Locate the string "this" in the listing below. Copy every line where it is found.

**** Records

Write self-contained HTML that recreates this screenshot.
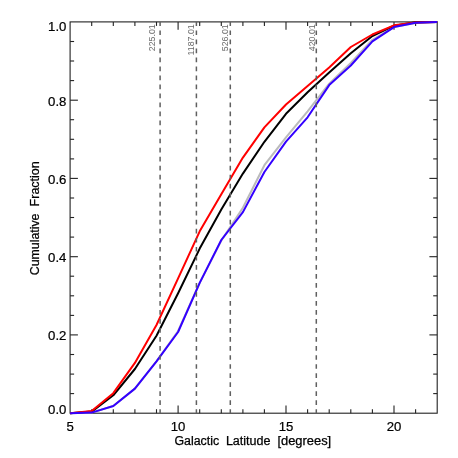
<!DOCTYPE html><html><head><meta charset="utf-8"><style>html,body{margin:0;padding:0;background:#fff}body{width:458px;height:458px;overflow:hidden}svg{display:block;will-change:transform}text{font-family:"Liberation Sans",sans-serif}</style></head><body>
<svg width="458" height="458" viewBox="0 0 458 458">
<rect width="458" height="458" fill="#fff"/>
<rect x="70.1" y="21.9" width="367.1" height="391.3" fill="none" stroke="#222" stroke-width="1.1"/>
<line x1="91.7" y1="413.2" x2="91.7" y2="409.2" stroke="#222" stroke-width="1.1"/>
<line x1="91.7" y1="21.9" x2="91.7" y2="25.9" stroke="#222" stroke-width="1.1"/>
<line x1="113.3" y1="413.2" x2="113.3" y2="409.2" stroke="#222" stroke-width="1.1"/>
<line x1="113.3" y1="21.9" x2="113.3" y2="25.9" stroke="#222" stroke-width="1.1"/>
<line x1="134.9" y1="413.2" x2="134.9" y2="409.2" stroke="#222" stroke-width="1.1"/>
<line x1="134.9" y1="21.9" x2="134.9" y2="25.9" stroke="#222" stroke-width="1.1"/>
<line x1="156.5" y1="413.2" x2="156.5" y2="409.2" stroke="#222" stroke-width="1.1"/>
<line x1="156.5" y1="21.9" x2="156.5" y2="25.9" stroke="#222" stroke-width="1.1"/>
<line x1="178.1" y1="413.2" x2="178.1" y2="405.4" stroke="#222" stroke-width="1.1"/>
<line x1="178.1" y1="21.9" x2="178.1" y2="29.7" stroke="#222" stroke-width="1.1"/>
<line x1="199.7" y1="413.2" x2="199.7" y2="409.2" stroke="#222" stroke-width="1.1"/>
<line x1="199.7" y1="21.9" x2="199.7" y2="25.9" stroke="#222" stroke-width="1.1"/>
<line x1="221.3" y1="413.2" x2="221.3" y2="409.2" stroke="#222" stroke-width="1.1"/>
<line x1="221.3" y1="21.9" x2="221.3" y2="25.9" stroke="#222" stroke-width="1.1"/>
<line x1="242.9" y1="413.2" x2="242.9" y2="409.2" stroke="#222" stroke-width="1.1"/>
<line x1="242.9" y1="21.9" x2="242.9" y2="25.9" stroke="#222" stroke-width="1.1"/>
<line x1="264.4" y1="413.2" x2="264.4" y2="409.2" stroke="#222" stroke-width="1.1"/>
<line x1="264.4" y1="21.9" x2="264.4" y2="25.9" stroke="#222" stroke-width="1.1"/>
<line x1="286.0" y1="413.2" x2="286.0" y2="405.4" stroke="#222" stroke-width="1.1"/>
<line x1="286.0" y1="21.9" x2="286.0" y2="29.7" stroke="#222" stroke-width="1.1"/>
<line x1="307.6" y1="413.2" x2="307.6" y2="409.2" stroke="#222" stroke-width="1.1"/>
<line x1="307.6" y1="21.9" x2="307.6" y2="25.9" stroke="#222" stroke-width="1.1"/>
<line x1="329.2" y1="413.2" x2="329.2" y2="409.2" stroke="#222" stroke-width="1.1"/>
<line x1="329.2" y1="21.9" x2="329.2" y2="25.9" stroke="#222" stroke-width="1.1"/>
<line x1="350.8" y1="413.2" x2="350.8" y2="409.2" stroke="#222" stroke-width="1.1"/>
<line x1="350.8" y1="21.9" x2="350.8" y2="25.9" stroke="#222" stroke-width="1.1"/>
<line x1="372.4" y1="413.2" x2="372.4" y2="409.2" stroke="#222" stroke-width="1.1"/>
<line x1="372.4" y1="21.9" x2="372.4" y2="25.9" stroke="#222" stroke-width="1.1"/>
<line x1="394.0" y1="413.2" x2="394.0" y2="405.4" stroke="#222" stroke-width="1.1"/>
<line x1="394.0" y1="21.9" x2="394.0" y2="29.7" stroke="#222" stroke-width="1.1"/>
<line x1="415.6" y1="413.2" x2="415.6" y2="409.2" stroke="#222" stroke-width="1.1"/>
<line x1="415.6" y1="21.9" x2="415.6" y2="25.9" stroke="#222" stroke-width="1.1"/>
<line x1="70.1" y1="393.6" x2="74.1" y2="393.6" stroke="#222" stroke-width="1.1"/>
<line x1="437.2" y1="393.6" x2="433.2" y2="393.6" stroke="#222" stroke-width="1.1"/>
<line x1="70.1" y1="374.1" x2="74.1" y2="374.1" stroke="#222" stroke-width="1.1"/>
<line x1="437.2" y1="374.1" x2="433.2" y2="374.1" stroke="#222" stroke-width="1.1"/>
<line x1="70.1" y1="354.5" x2="74.1" y2="354.5" stroke="#222" stroke-width="1.1"/>
<line x1="437.2" y1="354.5" x2="433.2" y2="354.5" stroke="#222" stroke-width="1.1"/>
<line x1="70.1" y1="334.9" x2="77.89999999999999" y2="334.9" stroke="#222" stroke-width="1.1"/>
<line x1="437.2" y1="334.9" x2="429.4" y2="334.9" stroke="#222" stroke-width="1.1"/>
<line x1="70.1" y1="315.4" x2="74.1" y2="315.4" stroke="#222" stroke-width="1.1"/>
<line x1="437.2" y1="315.4" x2="433.2" y2="315.4" stroke="#222" stroke-width="1.1"/>
<line x1="70.1" y1="295.8" x2="74.1" y2="295.8" stroke="#222" stroke-width="1.1"/>
<line x1="437.2" y1="295.8" x2="433.2" y2="295.8" stroke="#222" stroke-width="1.1"/>
<line x1="70.1" y1="276.2" x2="74.1" y2="276.2" stroke="#222" stroke-width="1.1"/>
<line x1="437.2" y1="276.2" x2="433.2" y2="276.2" stroke="#222" stroke-width="1.1"/>
<line x1="70.1" y1="256.7" x2="77.89999999999999" y2="256.7" stroke="#222" stroke-width="1.1"/>
<line x1="437.2" y1="256.7" x2="429.4" y2="256.7" stroke="#222" stroke-width="1.1"/>
<line x1="70.1" y1="237.1" x2="74.1" y2="237.1" stroke="#222" stroke-width="1.1"/>
<line x1="437.2" y1="237.1" x2="433.2" y2="237.1" stroke="#222" stroke-width="1.1"/>
<line x1="70.1" y1="217.5" x2="74.1" y2="217.5" stroke="#222" stroke-width="1.1"/>
<line x1="437.2" y1="217.5" x2="433.2" y2="217.5" stroke="#222" stroke-width="1.1"/>
<line x1="70.1" y1="198.0" x2="74.1" y2="198.0" stroke="#222" stroke-width="1.1"/>
<line x1="437.2" y1="198.0" x2="433.2" y2="198.0" stroke="#222" stroke-width="1.1"/>
<line x1="70.1" y1="178.4" x2="77.89999999999999" y2="178.4" stroke="#222" stroke-width="1.1"/>
<line x1="437.2" y1="178.4" x2="429.4" y2="178.4" stroke="#222" stroke-width="1.1"/>
<line x1="70.1" y1="158.9" x2="74.1" y2="158.9" stroke="#222" stroke-width="1.1"/>
<line x1="437.2" y1="158.9" x2="433.2" y2="158.9" stroke="#222" stroke-width="1.1"/>
<line x1="70.1" y1="139.3" x2="74.1" y2="139.3" stroke="#222" stroke-width="1.1"/>
<line x1="437.2" y1="139.3" x2="433.2" y2="139.3" stroke="#222" stroke-width="1.1"/>
<line x1="70.1" y1="119.7" x2="74.1" y2="119.7" stroke="#222" stroke-width="1.1"/>
<line x1="437.2" y1="119.7" x2="433.2" y2="119.7" stroke="#222" stroke-width="1.1"/>
<line x1="70.1" y1="100.2" x2="77.89999999999999" y2="100.2" stroke="#222" stroke-width="1.1"/>
<line x1="437.2" y1="100.2" x2="429.4" y2="100.2" stroke="#222" stroke-width="1.1"/>
<line x1="70.1" y1="80.6" x2="74.1" y2="80.6" stroke="#222" stroke-width="1.1"/>
<line x1="437.2" y1="80.6" x2="433.2" y2="80.6" stroke="#222" stroke-width="1.1"/>
<line x1="70.1" y1="61.0" x2="74.1" y2="61.0" stroke="#222" stroke-width="1.1"/>
<line x1="437.2" y1="61.0" x2="433.2" y2="61.0" stroke="#222" stroke-width="1.1"/>
<line x1="70.1" y1="41.5" x2="74.1" y2="41.5" stroke="#222" stroke-width="1.1"/>
<line x1="437.2" y1="41.5" x2="433.2" y2="41.5" stroke="#222" stroke-width="1.1"/>
<polyline points="70.1,413.2 91.7,412.6 113.3,406.0 134.9,388.6 156.5,361.4 178.1,331.0 199.7,282.9 221.3,240.6 242.9,207.8 264.4,165.2 286.0,137.3 307.6,111.3 329.2,83.6 350.8,63.0 372.4,39.8 394.0,27.1 415.6,22.9 437.2,22.0" fill="none" stroke="#bbbbbb" stroke-width="2" stroke-linejoin="round" stroke-linecap="butt"/>
<polyline points="70.1,413.2 91.7,411.6 113.3,395.3 134.9,369.0 156.5,335.7 178.1,293.2 199.7,248.6 221.3,209.5 242.9,173.6 264.4,141.8 286.0,113.8 307.6,92.3 329.2,72.4 350.8,53.3 372.4,36.0 394.0,25.7 415.6,22.2 437.2,22.0" fill="none" stroke="#000" stroke-width="2" stroke-linejoin="round" stroke-linecap="butt"/>
<polyline points="70.1,413.2 91.7,411.1 113.3,393.2 134.9,362.9 156.5,325.0 178.1,278.4 199.7,231.3 221.3,194.3 242.9,157.6 264.4,127.4 286.0,104.5 307.6,85.9 329.2,67.5 350.8,47.0 372.4,34.5 394.0,25.3 415.6,22.4 437.2,22.0" fill="none" stroke="#ff0000" stroke-width="2" stroke-linejoin="round" stroke-linecap="butt"/>
<polyline points="70.1,413.2 91.7,412.6 113.3,406.0 134.9,388.6 156.5,361.4 178.1,332.0 199.7,282.9 221.3,240.0 242.9,212.1 264.4,172.0 286.0,141.6 307.6,117.3 329.2,85.1 350.8,65.5 372.4,41.3 394.0,27.1 415.6,22.7 437.2,22.0" fill="none" stroke="#3300ff" stroke-width="2" stroke-linejoin="round" stroke-linecap="butt"/>
<line x1="160.1" y1="21.9" x2="160.1" y2="413.2" stroke="#606060" stroke-width="1.5" stroke-dasharray="4.7 4.32" stroke-dashoffset="0.5"/>
<text transform="translate(155.2,24.3) rotate(-90)" text-anchor="end" font-size="8.8" fill="#6a6a6a">225.01</text>
<line x1="196.4" y1="21.9" x2="196.4" y2="413.2" stroke="#606060" stroke-width="1.5" stroke-dasharray="4.7 4.32" stroke-dashoffset="0.5"/>
<text transform="translate(193.5,24.3) rotate(-90)" text-anchor="end" font-size="8.8" fill="#6a6a6a">1187.01</text>
<line x1="230.3" y1="21.9" x2="230.3" y2="413.2" stroke="#606060" stroke-width="1.5" stroke-dasharray="4.7 4.32" stroke-dashoffset="0.5"/>
<text transform="translate(228.4,24.3) rotate(-90)" text-anchor="end" font-size="8.8" fill="#6a6a6a">526.01</text>
<line x1="316.3" y1="21.9" x2="316.3" y2="413.2" stroke="#606060" stroke-width="1.5" stroke-dasharray="4.7 4.32" stroke-dashoffset="0.5"/>
<text transform="translate(315.2,24.3) rotate(-90)" text-anchor="end" font-size="8.8" fill="#6a6a6a">420.01</text>
<text transform="translate(70.1,430.7) scale(1.08,1)" text-anchor="middle" font-size="12.2" fill="#000" stroke="#000" stroke-width="0.2">5</text>
<text transform="translate(178.1,430.7) scale(1.08,1)" text-anchor="middle" font-size="12.2" fill="#000" stroke="#000" stroke-width="0.2">10</text>
<text transform="translate(286.0,430.7) scale(1.08,1)" text-anchor="middle" font-size="12.2" fill="#000" stroke="#000" stroke-width="0.2">15</text>
<text transform="translate(394.0,430.7) scale(1.08,1)" text-anchor="middle" font-size="12.2" fill="#000" stroke="#000" stroke-width="0.2">20</text>
<text transform="translate(66.4,413.8) scale(1.1,1)" text-anchor="end" font-size="12" fill="#000" stroke="#000" stroke-width="0.2">0.0</text>
<text transform="translate(66.4,340.3) scale(1.1,1)" text-anchor="end" font-size="12" fill="#000" stroke="#000" stroke-width="0.2">0.2</text>
<text transform="translate(66.4,262.1) scale(1.1,1)" text-anchor="end" font-size="12" fill="#000" stroke="#000" stroke-width="0.2">0.4</text>
<text transform="translate(66.4,183.8) scale(1.1,1)" text-anchor="end" font-size="12" fill="#000" stroke="#000" stroke-width="0.2">0.6</text>
<text transform="translate(66.4,105.6) scale(1.1,1)" text-anchor="end" font-size="12" fill="#000" stroke="#000" stroke-width="0.2">0.8</text>
<text transform="translate(66.4,31.0) scale(1.1,1)" text-anchor="end" font-size="12" fill="#000" stroke="#000" stroke-width="0.2">1.0</text>
<text x="174.5" y="445.2" font-size="12" fill="#000" stroke="#000" stroke-width="0.25" textLength="44.6" lengthAdjust="spacingAndGlyphs">Galactic</text>
<text x="225.9" y="445.2" font-size="12" fill="#000" stroke="#000" stroke-width="0.25" textLength="44.6" lengthAdjust="spacingAndGlyphs">Latitude</text>
<text x="277.4" y="445.2" font-size="12" fill="#000" stroke="#000" stroke-width="0.25" textLength="53.8" lengthAdjust="spacingAndGlyphs">[degrees]</text>
<text transform="translate(38.8,275.2) rotate(-90)" font-size="12" fill="#000" stroke="#000" stroke-width="0.25" textLength="61.6" lengthAdjust="spacingAndGlyphs">Cumulative</text>
<text transform="translate(38.8,206.4) rotate(-90)" font-size="12" fill="#000" stroke="#000" stroke-width="0.25" textLength="45.1" lengthAdjust="spacingAndGlyphs">Fraction</text>
</svg></body></html>
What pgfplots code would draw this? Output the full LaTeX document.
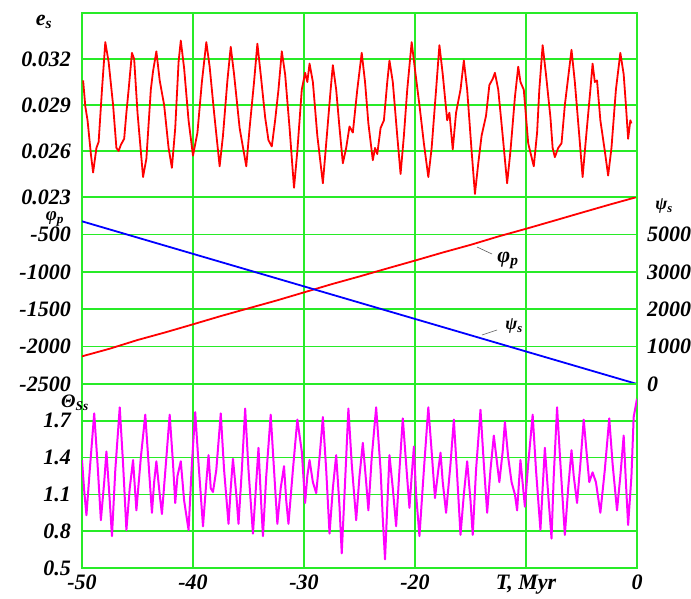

********

- _Exercise result_
Write self-contained HTML that recreates this screenshot.
What pgfplots code would draw this? Output the full LaTeX document.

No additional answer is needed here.